§ Required work:
The data below should be restated word for word, with every picture omitted.
──────────────────────────────
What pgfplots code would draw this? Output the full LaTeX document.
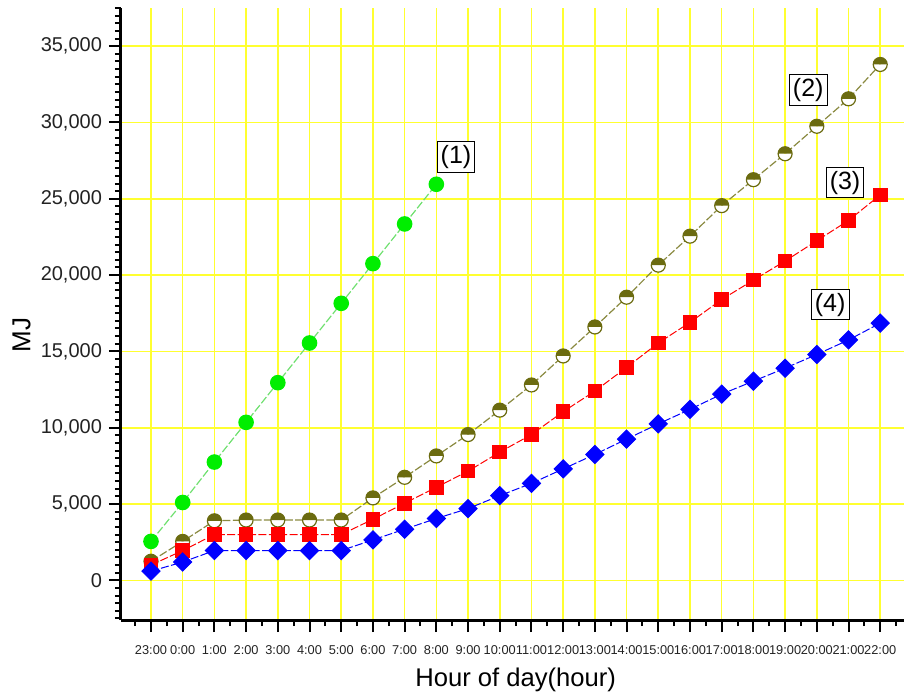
\documentclass[border=0pt]{standalone}
\usepackage{fontspec}
\setmainfont{Liberation Sans}
\usepackage{pgfplots}
\pgfplotsset{compat=1.18}
\usetikzlibrary{plotmarks}

\definecolor{gridyellow}{HTML}{FFFF30}
\definecolor{ptgreen}{HTML}{00EE00}
\definecolor{lngreen}{HTML}{70E070}
\definecolor{olivec}{HTML}{6B6B10}
\definecolor{lnolive}{HTML}{8A8A40}
\definecolor{ptred}{HTML}{FF0000}
\definecolor{ptblue}{HTML}{0000FF}
\definecolor{ticktext}{HTML}{222222}

% cumulative energy by hour, 23:00 = 0 ... 22:00 = 23
\pgfplotstableread{
x y
0 2550
1 5100
2 7750
3 10350
4 12950
5 15550
6 18150
7 20750
8 23350
9 25950
}\seriesone
\pgfplotstableread{
x y
0 1250
1 2550
2 3900
3 3950
4 3950
5 3950
6 3950
7 5400
8 6750
9 8150
10 9550
11 11150
12 12800
13 14700
14 16600
15 18550
16 20650
17 22550
18 24550
19 26250
20 27950
21 29750
22 31550
23 33800
}\seriestwo
\pgfplotstableread{
x y
0 1000
1 1950
2 3000
3 3000
4 3000
5 3000
6 3000
7 4000
8 5050
9 6100
10 7150
11 8400
12 9550
13 11050
14 12400
15 13950
16 15550
17 16900
18 18400
19 19670
20 20920
21 22250
22 23580
23 25250
}\seriesthree
\pgfplotstableread{
x y
0 600
1 1200
2 1950
3 1950
4 1950
5 1950
6 1950
7 2650
8 3350
9 4050
10 4700
11 5550
12 6350
13 7300
14 8250
15 9250
16 10250
17 11200
18 12200
19 13050
20 13900
21 14800
22 15750
23 16850
}\seriesfour

\begin{document}
\begin{tikzpicture}
\begin{axis}[
  name=ax,
  scale only axis,
  width=391.5pt, height=306pt,
  xmin=-0.946, xmax=23.75,
  ymin=-2600, ymax=37500,
  axis lines=left,
  axis line style={-, line width=1.5pt, black},
  clip=false,
  xtick={0,...,23},
  xticklabels={23:00,0:00,1:00,2:00,3:00,4:00,5:00,6:00,7:00,8:00,9:00,10:00,11:00,12:00,13:00,14:00,15:00,16:00,17:00,18:00,19:00,20:00,21:00,22:00},
  minor xtick={-0.5,0.5,...,23.5},
  ytick={0,5000,...,35000},
  minor ytick={-2500,-2000,...,37500},
  scaled y ticks=false,
  tick align=outside,
  major tick length=6pt,
  minor tick length=3pt,
  every tick/.style={black, line width=1pt},
  xmajorgrids, ymajorgrids,
  xminorgrids=false, yminorgrids=false,
  major grid style={gridyellow, line width=0.8pt},
  minor grid style={draw=none},
  /pgf/number format/.cd, 1000 sep={,}, fixed, assume math mode=true,
  /pgfplots/.cd,
  yticklabel={\pgfmathprintnumber{\tick}},
  xticklabel style={font=\fontsize{6.4}{7}\selectfont, text=ticktext, yshift=-3pt},
  yticklabel style={font=\fontsize{10}{12}\selectfont, text=ticktext},
]
\addplot[color=lngreen, line width=0.6pt, dash pattern=on 4pt off 1.2pt,
  mark=*, mark size=3.6pt, mark options={solid, draw=ptgreen, fill=ptgreen}]
  table[x=x,y=y] {\seriesone};
\addplot[color=lnolive, line width=0.6pt, dash pattern=on 4pt off 1.2pt,
  mark=halfcircle*, mark size=3.5pt,
  mark options={solid, rotate=180, draw=olivec, fill=white, mark color=olivec, line width=0.6pt}]
  table[x=x,y=y] {\seriestwo};
\addplot[color=ptred, line width=0.5pt, dash pattern=on 4pt off 1.2pt,
  mark=square*, mark size=3.4pt, mark options={solid, draw=ptred, fill=ptred}]
  table[x=x,y=y] {\seriesthree};
\addplot[color=ptblue, line width=0.5pt, dash pattern=on 4pt off 1.2pt,
  mark=square*, mark size=3.2pt, mark options={solid, rotate=45, draw=ptblue, fill=ptblue}]
  table[x=x,y=y] {\seriesfour};

\tikzset{tag/.style={draw=black, line width=0.5pt, fill=white, inner sep=1.8pt,
  font=\fontsize{12.5}{14}\selectfont}}
\node[tag] at (axis cs:9.62,27750) {(1)};
\node[tag] at (axis cs:20.73,32130) {(2)};
\node[tag] at (axis cs:21.89,26050) {(3)};
\node[tag] at (axis cs:21.42,18060) {(4)};

\node[rotate=90, font=\fontsize{13}{15}\selectfont] at (axis description cs:-0.127,0.466) {MJ};
\node[font=\fontsize{12.8}{15}\selectfont] at (axis description cs:0.504,-0.098) {Hour of day(hour)};
\end{axis}
\pgfresetboundingbox
\path[use as bounding box] ([shift={(-60.5pt,-38.5pt)}]ax.south west) rectangle ([shift={(392pt,310pt)}]ax.south west);
\end{tikzpicture}
\end{document}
──────────────────────────────
§ Finished task:
What pgfplots code would draw this? Output the full LaTeX document.
\documentclass[border=0pt]{standalone}
\usepackage{fontspec}
\setmainfont{Liberation Sans}
\usepackage{pgfplots}
\pgfplotsset{compat=1.18}
\usetikzlibrary{plotmarks}

\definecolor{gridyellow}{HTML}{FFFF30}
\definecolor{ptgreen}{HTML}{00EE00}
\definecolor{lngreen}{HTML}{70E070}
\definecolor{olivec}{HTML}{6B6B10}
\definecolor{lnolive}{HTML}{8A8A40}
\definecolor{ptred}{HTML}{FF0000}
\definecolor{ptblue}{HTML}{0000FF}
\definecolor{ticktext}{HTML}{222222}

% cumulative energy by hour, 23:00 = 0 ... 22:00 = 23
\pgfplotstableread{
x y
0 2550
1 5100
2 7750
3 10350
4 12950
5 15550
6 18150
7 20750
8 23350
9 25950
}\seriesone
\pgfplotstableread{
x y
0 1250
1 2550
2 3900
3 3950
4 3950
5 3950
6 3950
7 5400
8 6750
9 8150
10 9550
11 11150
12 12800
13 14700
14 16600
15 18550
16 20650
17 22550
18 24550
19 26250
20 27950
21 29750
22 31550
23 33800
}\seriestwo
\pgfplotstableread{
x y
0 1000
1 1950
2 3000
3 3000
4 3000
5 3000
6 3000
7 4000
8 5050
9 6100
10 7150
11 8400
12 9550
13 11050
14 12400
15 13950
16 15550
17 16900
18 18400
19 19670
20 20920
21 22250
22 23580
23 25250
}\seriesthree
\pgfplotstableread{
x y
0 600
1 1200
2 1950
3 1950
4 1950
5 1950
6 1950
7 2650
8 3350
9 4050
10 4700
11 5550
12 6350
13 7300
14 8250
15 9250
16 10250
17 11200
18 12200
19 13050
20 13900
21 14800
22 15750
23 16850
}\seriesfour

\begin{document}
\begin{tikzpicture}
\begin{axis}[
  name=ax,
  scale only axis,
  width=391.5pt, height=306pt,
  xmin=-0.946, xmax=23.75,
  ymin=-2600, ymax=37500,
  axis lines=left,
  axis line style={-, line width=1.5pt, black},
  clip=false,
  xtick={0,...,23},
  xticklabels={23:00,0:00,1:00,2:00,3:00,4:00,5:00,6:00,7:00,8:00,9:00,10:00,11:00,12:00,13:00,14:00,15:00,16:00,17:00,18:00,19:00,20:00,21:00,22:00},
  minor xtick={-0.5,0.5,...,23.5},
  ytick={0,5000,...,35000},
  minor ytick={-2500,-2000,...,37500},
  scaled y ticks=false,
  tick align=outside,
  major tick length=6pt,
  minor tick length=3pt,
  every tick/.style={black, line width=1pt},
  xmajorgrids, ymajorgrids,
  xminorgrids=false, yminorgrids=false,
  major grid style={gridyellow, line width=0.8pt},
  minor grid style={draw=none},
  /pgf/number format/.cd, 1000 sep={,}, fixed, assume math mode=true,
  /pgfplots/.cd,
  yticklabel={\pgfmathprintnumber{\tick}},
  xticklabel style={font=\fontsize{6.4}{7}\selectfont, text=ticktext, yshift=-3pt},
  yticklabel style={font=\fontsize{10}{12}\selectfont, text=ticktext},
]
\addplot[color=lngreen, line width=0.6pt, dash pattern=on 4pt off 1.2pt,
  mark=*, mark size=3.6pt, mark options={solid, draw=ptgreen, fill=ptgreen}]
  table[x=x,y=y] {\seriesone};
\addplot[color=lnolive, line width=0.6pt, dash pattern=on 4pt off 1.2pt,
  mark=halfcircle*, mark size=3.5pt,
  mark options={solid, rotate=180, draw=olivec, fill=white, mark color=olivec, line width=0.6pt}]
  table[x=x,y=y] {\seriestwo};
\addplot[color=ptred, line width=0.5pt, dash pattern=on 4pt off 1.2pt,
  mark=square*, mark size=3.4pt, mark options={solid, draw=ptred, fill=ptred}]
  table[x=x,y=y] {\seriesthree};
\addplot[color=ptblue, line width=0.5pt, dash pattern=on 4pt off 1.2pt,
  mark=square*, mark size=3.2pt, mark options={solid, rotate=45, draw=ptblue, fill=ptblue}]
  table[x=x,y=y] {\seriesfour};

\tikzset{tag/.style={draw=black, line width=0.5pt, fill=white, inner sep=1.8pt,
  font=\fontsize{12.5}{14}\selectfont}}
\node[tag] at (axis cs:9.62,27750) {(1)};
\node[tag] at (axis cs:20.73,32130) {(2)};
\node[tag] at (axis cs:21.89,26050) {(3)};
\node[tag] at (axis cs:21.42,18060) {(4)};

\node[rotate=90, font=\fontsize{13}{15}\selectfont] at (axis description cs:-0.127,0.466) {MJ};
\node[font=\fontsize{12.8}{15}\selectfont] at (axis description cs:0.504,-0.098) {Hour of day(hour)};
\end{axis}
\pgfresetboundingbox
\path[use as bounding box] ([shift={(-60.5pt,-38.5pt)}]ax.south west) rectangle ([shift={(392pt,310pt)}]ax.south west);
\end{tikzpicture}
\end{document}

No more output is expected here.